Information provided:
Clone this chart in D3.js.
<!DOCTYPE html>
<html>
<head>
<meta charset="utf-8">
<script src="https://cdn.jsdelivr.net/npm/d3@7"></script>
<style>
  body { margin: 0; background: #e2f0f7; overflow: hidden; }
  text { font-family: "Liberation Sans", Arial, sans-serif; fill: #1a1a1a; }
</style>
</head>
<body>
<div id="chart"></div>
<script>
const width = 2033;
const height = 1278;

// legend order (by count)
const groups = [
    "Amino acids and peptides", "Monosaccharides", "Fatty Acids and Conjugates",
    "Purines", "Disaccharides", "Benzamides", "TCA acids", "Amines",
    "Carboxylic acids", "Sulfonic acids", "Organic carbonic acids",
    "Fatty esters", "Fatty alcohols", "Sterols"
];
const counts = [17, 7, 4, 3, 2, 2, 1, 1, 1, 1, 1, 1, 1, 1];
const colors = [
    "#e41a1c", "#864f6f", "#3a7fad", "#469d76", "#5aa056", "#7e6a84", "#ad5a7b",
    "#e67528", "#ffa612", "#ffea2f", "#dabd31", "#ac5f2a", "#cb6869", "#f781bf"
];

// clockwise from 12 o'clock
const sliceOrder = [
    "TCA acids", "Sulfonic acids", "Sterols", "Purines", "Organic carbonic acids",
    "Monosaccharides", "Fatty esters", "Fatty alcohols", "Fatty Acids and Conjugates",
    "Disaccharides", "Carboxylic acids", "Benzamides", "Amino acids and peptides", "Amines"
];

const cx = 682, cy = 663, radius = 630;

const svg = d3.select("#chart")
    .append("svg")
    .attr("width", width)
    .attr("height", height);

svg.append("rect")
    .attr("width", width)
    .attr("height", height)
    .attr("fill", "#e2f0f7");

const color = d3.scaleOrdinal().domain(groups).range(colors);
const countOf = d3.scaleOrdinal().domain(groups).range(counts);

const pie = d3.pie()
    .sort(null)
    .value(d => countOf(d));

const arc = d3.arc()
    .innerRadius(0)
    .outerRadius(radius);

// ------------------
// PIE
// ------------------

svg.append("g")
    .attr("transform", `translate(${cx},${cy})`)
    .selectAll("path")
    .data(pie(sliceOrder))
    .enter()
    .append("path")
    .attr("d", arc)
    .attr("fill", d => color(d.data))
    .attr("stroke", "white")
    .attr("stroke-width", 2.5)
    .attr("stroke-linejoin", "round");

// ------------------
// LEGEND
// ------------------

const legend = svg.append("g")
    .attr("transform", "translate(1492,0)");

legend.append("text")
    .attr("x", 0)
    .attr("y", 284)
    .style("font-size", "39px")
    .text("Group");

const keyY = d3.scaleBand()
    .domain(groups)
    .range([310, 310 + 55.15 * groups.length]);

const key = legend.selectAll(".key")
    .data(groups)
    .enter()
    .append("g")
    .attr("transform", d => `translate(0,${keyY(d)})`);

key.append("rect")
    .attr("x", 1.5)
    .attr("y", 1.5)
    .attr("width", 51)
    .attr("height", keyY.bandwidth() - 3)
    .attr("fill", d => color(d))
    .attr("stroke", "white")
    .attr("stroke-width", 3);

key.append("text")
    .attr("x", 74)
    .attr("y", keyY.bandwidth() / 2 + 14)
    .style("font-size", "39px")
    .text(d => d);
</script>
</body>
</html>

What you are asked to do:
Produce the lines from the top of the listing through the "const height = 1278;" line exactly as they appear, with no additional output.

Task solution:
Clone this chart in D3.js.
<!DOCTYPE html>
<html>
<head>
<meta charset="utf-8">
<script src="https://cdn.jsdelivr.net/npm/d3@7"></script>
<style>
  body { margin: 0; background: #e2f0f7; overflow: hidden; }
  text { font-family: "Liberation Sans", Arial, sans-serif; fill: #1a1a1a; }
</style>
</head>
<body>
<div id="chart"></div>
<script>
const width = 2033;
const height = 1278;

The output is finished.